I definitely recognize that having more money is important, especially in a city as expensive as this one, he said.
He'll only enjoy that bigger paycheck for a few more months. In August, his boss is shutting down Z Pizza, putting him and his 11 coworkers out of work.
Fortunately she keeps us in the loop, and didn't just tell us last minute, Jeran said.
Ritu Shah Burnham doesn't want to go out of business, but says she can't afford the city's mandated wage hikes.
I've let one person go since April 1, I've cut hours since April 1, I've taken them myself because I don't pay myself. I've also raised my prices a little bit. Yeah, there's no other way to do it, she said.
Small businesses in the city have up to six more years to phase in the new $15 an hour minimum wage.
But Shah Burnham says even though she only has one store with 12 employees, she's considered part of the Z Pizza franchise so she has to give raises in just two years.
I know that I would have stayed here if I had seven years, just like everyone else, if I had an even playing field. The discrimination I'm feeling towards my small business right now makes me not want to stay and do anything in Seattle, she said.
The director of Now Seattle, which rallied for the minimum wage, had no comment, only saying "Restaurants open and close all the time, for various reasons."
Shah Burnham is concerned about where her employees will end up when she does close.
I absolutely am terrified for them, she said. I have no idea where they're going to find jobs, because if I'm cutting hours, I imagine everyone is across the board.
Seattle is the first major city to pass a law that gives workers $15 an hour.
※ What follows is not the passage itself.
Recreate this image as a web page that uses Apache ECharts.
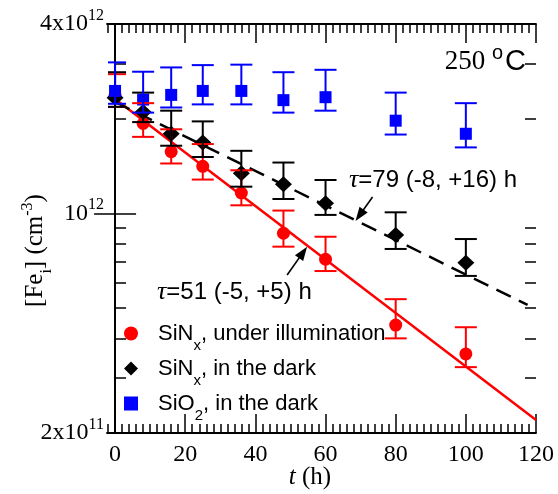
<!DOCTYPE html>
<html><head><meta charset="utf-8">
<script src="https://cdn.jsdelivr.net/npm/echarts@6/dist/echarts.min.js"></script>
<style>html,body{margin:0;padding:0;background:#fff;}#c{width:558px;height:494px;}</style>
</head><body><div id="c"></div>
<script>
// ---- data ----
const times = [0, 8, 16, 25, 36, 48, 60, 80, 100];

const redMid  = [2.36e12, 1.93e12, 1.57e12, 1.41e12, 1.16e12, 8.64e11, 7.14e11, 4.41e11, 3.57e11];
const redLow  = [2.18e12, 1.75e12, 1.44e12, 1.28e12, 1.06e12, 7.83e11, 6.55e11, 4.00e11, 3.24e11];
const redHigh = [2.77e12, 2.24e12, 1.85e12, 1.66e12, 1.37e12, 1.02e12, 8.42e11, 5.33e11, 4.34e11];

const blackMid  = [2.33e12, 2.10e12, 1.79e12, 1.68e12, 1.34e12, 1.236e12, 1.076e12, 8.53e11, 6.96e11];
const blackLow  = [2.18e12, 1.95e12, 1.64e12, 1.51e12, 1.215e12, 1.11e12, 9.88e11, 7.70e11, 6.32e11];
const blackHigh = [2.81e12, 2.42e12, 2.12e12, 1.96e12, 1.58e12, 1.45e12, 1.276e12, 1.007e12, 8.28e11];

const blueMid  = [2.45e12, 2.30e12, 2.38e12, 2.45e12, 2.45e12, 2.29e12, 2.34e12, 1.97e12, 1.79e12];
const blueLow  = [2.23e12, 2.09e12, 2.17e12, 2.22e12, 2.22e12, 2.09e12, 2.12e12, 1.78e12, 1.62e12];
const blueHigh = [3.02e12, 2.82e12, 2.91e12, 2.96e12, 2.97e12, 2.81e12, 2.86e12, 2.42e12, 2.24e12];

// exponential fits (straight on log axis): end points
const redFitT = [0, 120];
const redFitV = [2.31e12, 2.2e11];
const blackFitT = [0, 117.6];
const blackFitV = [2.26e12, 5.11e11];

// annotation arrows [start, end]
const arrow79T = [73.4, 69.7];
const arrow79V = [1.127e12, 9.85e11];
const arrow51T = [49.05, 53.6];
const arrow51V = [6.36e11, 7.51e11];

// ticks and labels
const xMajorTicks = [0, 20, 40, 60, 80, 100, 120];
const xMinorTicks = [-2, 2, 4, 6, 8, 10, 12, 14, 16, 18, 22, 24, 26, 28, 30, 32, 34, 36, 38, 42, 44, 46, 48, 50, 52, 54, 56, 58, 62, 64, 66, 68, 70, 72, 74, 76, 78, 82, 84, 86, 88, 90, 92, 94, 96, 98, 102, 104, 106, 108, 110, 112, 114, 116, 118];
const yLabelValues = [2e11, 1e12, 4e12];
const yLabelMant = ['2x10', '10', '4x10'];
const yLabelExp = ['11', '12', '12'];
const yMajorTicks = [1e12];
const yMinorTicks = [3e11, 4e11, 5e11, 6e11, 7e11, 8e11, 9e11, 2e12, 3e12];

const seriesNames = ['SiNx, under illumination', 'SiNx, in the dark', 'SiO2, in the dark'];
const legendMain = ['SiN', 'SiN', 'SiO'];
const legendSub = ['x', 'x', '2'];
const legendRest = [', under illumination', ', in the dark', ', in the dark'];

// ---- chart ----
const SERIF = 'Liberation Serif';
const SANS = 'Liberation Sans';
const RED = '#ff0000', BLUE = '#0000ff', BLACK = '#000000';
const X_MIN = -2.3, X_MAX = 120, Y_MIN = 2e11, Y_MAX = 4e12;
const LY_MIN = Math.log10(Y_MIN), LY_MAX = Math.log10(Y_MAX);
const lg = a => a.map(v => Math.log10(v));

function pts(t, v) { return t.map((x, i) => [x, v[i]]); }
function errData(lo, hi) { return times.map((t, i) => [t, lo[i], hi[i]]); }
function errSeries(name, color, lo, hi) {
  return {
    type: 'custom', name: name, xAxisIndex: 0, yAxisIndex: 0, z: 5, clip: true,
    data: errData(lo, hi), encode: { x: 0, y: [1, 2] }, silent: true,
    renderItem: function (params, api) {
      const x = api.value(0);
      const a = api.coord([x, api.value(2)]);
      const b = api.coord([x, api.value(1)]);
      const hw = 11;
      const left = params.coordSys.x + 1;
      const xl = Math.max(a[0] - hw, left);
      const st = { stroke: color, lineWidth: 2 };
      return { type: 'group', children: [
        { type: 'line', shape: { x1: a[0], y1: a[1], x2: b[0], y2: b[1] }, style: st },
        { type: 'line', shape: { x1: xl, y1: a[1], x2: a[0] + hw, y2: a[1] }, style: st },
        { type: 'line', shape: { x1: xl, y1: b[1], x2: b[0] + hw, y2: b[1] }, style: st }
      ]};
    }
  };
}
function arrowLine(T, V) {
  return {
    silent: true, symbol: ['none', 'triangle'], symbolSize: [10, 14],
    label: { show: false },
    lineStyle: { type: 'solid', color: BLACK, width: 1.6 },
    itemStyle: { color: BLACK },
    emphasis: { disabled: true },
    data: [[{ coord: [T[0], V[0]] }, { coord: [T[1], V[1]] }]]
  };
}
function xAxisDef(pos, ticks, len, labels, extra) {
  return Object.assign({
    type: 'value', position: pos, min: X_MIN, max: X_MAX,
    axisLine: { show: true, lineStyle: { color: BLACK, width: 1.8 } },
    axisTick: { show: true, inside: true, length: len, customValues: ticks, lineStyle: { color: BLACK, width: 1.5 } },
    axisLabel: labels ? { show: true, customValues: xMajorTicks, margin: 10, color: BLACK, fontFamily: SERIF, fontSize: 24 } : { show: false },
    splitLine: { show: false }
  }, extra || {});
}
// tick/label axes in log10 space (same pixel mapping as the log data axis)
function yTickAxisDef(pos, ticks, len, labels, extra) {
  return Object.assign({
    type: 'value', position: pos, min: LY_MIN, max: LY_MAX,
    axisLine: { show: false },
    axisTick: { show: true, inside: true, length: len, customValues: lg(ticks), lineStyle: { color: BLACK, width: 1.5 } },
    axisLabel: labels ? {
      show: true, customValues: lg(yLabelValues), margin: 3, color: BLACK,
      formatter: function (v) {
        const i = yLabelValues.findIndex(u => Math.abs(Math.log10(u) - v) < 1e-6);
        return i < 0 ? '' : '{b|' + yLabelMant[i] + '}{p|' + yLabelExp[i] + '}';
      },
      rich: {
        b: { fontFamily: SERIF, fontSize: 24, lineHeight: 28, color: BLACK },
        p: { fontFamily: SERIF, fontSize: 16, lineHeight: 16, padding: [0, 0, 16, 0], color: BLACK }
      }
    } : { show: false },
    splitLine: { show: false }
  }, extra || {});
}

const chart = echarts.init(document.getElementById('c'), null, { renderer: 'canvas' });
chart.setOption({
  animation: false,
  backgroundColor: '#ffffff',
  grid: { left: 107, right: 22, top: 24, bottom: 61, containLabel: false, outerBoundsMode: 'none' },
  xAxis: [
    xAxisDef('bottom', xMajorTicks, 19, true, {
      name: '{i|t}{n| (h)}', nameLocation: 'middle', nameGap: 29, nameMoveOverlap: false,
      nameTextStyle: { padding: [0, 23, 0, 0], rich: {
        i: { fontFamily: SERIF, fontStyle: 'italic', fontSize: 25, color: BLACK, lineHeight: 30 },
        n: { fontFamily: SERIF, fontSize: 25, color: BLACK, lineHeight: 30 } } }
    }),
    xAxisDef('bottom', xMinorTicks, 9, false, { axisLine: { show: false } }),
    xAxisDef('top', xMajorTicks, 19, false),
    xAxisDef('top', xMinorTicks, 9, false, { axisLine: { show: false } })
  ],
  yAxis: [
    { type: 'log', logBase: 10, position: 'left', min: Y_MIN, max: Y_MAX,
      axisLine: { show: true, lineStyle: { color: BLACK, width: 1.8 } },
      axisTick: { show: false }, axisLabel: { show: false }, splitLine: { show: false },
      minorTick: { show: false }, minorSplitLine: { show: false } },
    yTickAxisDef('left', yMajorTicks, 21, true, {
      name: '{n|[Fe}{s|i}{n|] (cm}{p|-3}{n|)}', nameLocation: 'middle', nameGap: 57, nameRotate: 90,
      nameMoveOverlap: false,
      nameTextStyle: { padding: [0, 44, 0, 0], rich: {
        n: { fontFamily: SERIF, fontSize: 25, color: BLACK, lineHeight: 30 },
        s: { fontFamily: SERIF, fontSize: 16, color: BLACK, lineHeight: 16, padding: [24, 0, 0, 0] },
        p: { fontFamily: SERIF, fontSize: 16, color: BLACK, lineHeight: 16, padding: [0, 0, 14, 0] } } }
    }),
    yTickAxisDef('left', yMinorTicks, 11, false),
    yTickAxisDef('right', yMajorTicks, 21, false, { axisLine: { show: true, lineStyle: { color: BLACK, width: 1.8 } } }),
    yTickAxisDef('right', yMinorTicks, 11, false)
  ],
  legend: {
    orient: 'vertical', left: 119, top: 309, itemWidth: 14, itemHeight: 14, itemGap: -4,
    selectedMode: false, data: seriesNames,
    formatter: function (name) {
      const i = seriesNames.indexOf(name);
      return '{a|' + legendMain[i] + '}{s|' + legendSub[i] + '}{a|' + legendRest[i] + '}';
    },
    textStyle: { padding: [0, 0, 0, 15], color: BLACK, rich: {
      a: { fontFamily: SANS, fontSize: 22, lineHeight: 26, color: BLACK },
      s: { fontFamily: SANS, fontSize: 15, lineHeight: 15, padding: [24, 0, 0, 0], color: BLACK } } }
  },
  series: [
    { type: 'line', name: 'fit51', data: pts(redFitT, redFitV), showSymbol: false, symbol: 'none', z: 2,
      lineStyle: { color: RED, width: 2.5 }, silent: true, markLine: arrowLine(arrow51T, arrow51V) },
    { type: 'line', name: 'fit79', data: pts(blackFitT, blackFitV), showSymbol: false, symbol: 'none', z: 2,
      lineStyle: { color: BLACK, width: 2.5, type: [16, 9] }, silent: true, markLine: arrowLine(arrow79T, arrow79V) },
    { type: 'scatter', name: seriesNames[0], data: pts(times, redMid), symbol: 'circle', symbolSize: 13, z: 3,
      itemStyle: { color: RED, opacity: 1 } },
    { type: 'scatter', name: seriesNames[1], data: pts(times, blackMid), symbol: 'diamond', symbolSize: [17, 16], z: 3,
      itemStyle: { color: BLACK, opacity: 1 } },
    { type: 'scatter', name: seriesNames[2], data: pts(times, blueMid), symbol: 'rect', symbolSize: 12, z: 3,
      itemStyle: { color: BLUE, opacity: 1 } },
    errSeries('errRed', RED, redLow, redHigh),
    errSeries('errBlack', BLACK, blackLow, blackHigh),
    errSeries('errBlue', BLUE, blueLow, blueHigh)
  ],
  graphic: [
    { type: 'text', x: 526, y: 62, z: 10, silent: true, style: {
      text: '{a|250 }{b|o}{c|C}', align: 'right', verticalAlign: 'middle',
      rich: {
        a: { fontFamily: SERIF, fontSize: 27, fill: BLACK, lineHeight: 30 },
        b: { fontFamily: SANS, fontSize: 20, fill: BLACK, lineHeight: 16, padding: [0, 2, 18, 0] },
        c: { fontFamily: SANS, fontSize: 29, fill: BLACK, lineHeight: 30 } } } },
    { type: 'text', x: 349, y: 180.5, z: 10, silent: true, style: {
      text: '{t|τ}{s|=79 (-8, +16) h}', align: 'left', verticalAlign: 'middle',
      rich: {
        t: { fontFamily: SERIF, fontStyle: 'italic', fontSize: 26, fill: BLACK, lineHeight: 28 },
        s: { fontFamily: SANS, fontSize: 24, fill: BLACK, lineHeight: 28 } } } },
    { type: 'text', x: 157, y: 292.5, z: 10, silent: true, style: {
      text: '{t|τ}{s|=51 (-5, +5) h}', align: 'left', verticalAlign: 'middle',
      rich: {
        t: { fontFamily: SERIF, fontStyle: 'italic', fontSize: 26, fill: BLACK, lineHeight: 28 },
        s: { fontFamily: SANS, fontSize: 24, fill: BLACK, lineHeight: 28 } } } }
  ]
});
</script>
</body></html>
It comes out to about $30,000 a year if an employee works full-time.
The modern equivalence of "Let them eat cake."
The reality is that people have an idea in their mind of what something is worth. If a large pizza was $35....then there’d be seventy-percent less pizza operations in America today. The same with gas....if it were $9 a gallon...we’d have less roads, and we’d all live within two miles of the place of employment. If a pack of smokes were $10 each....a lot of us wouldn’t be smoking.
The guys in Seattle have no fundamental grasp of economics.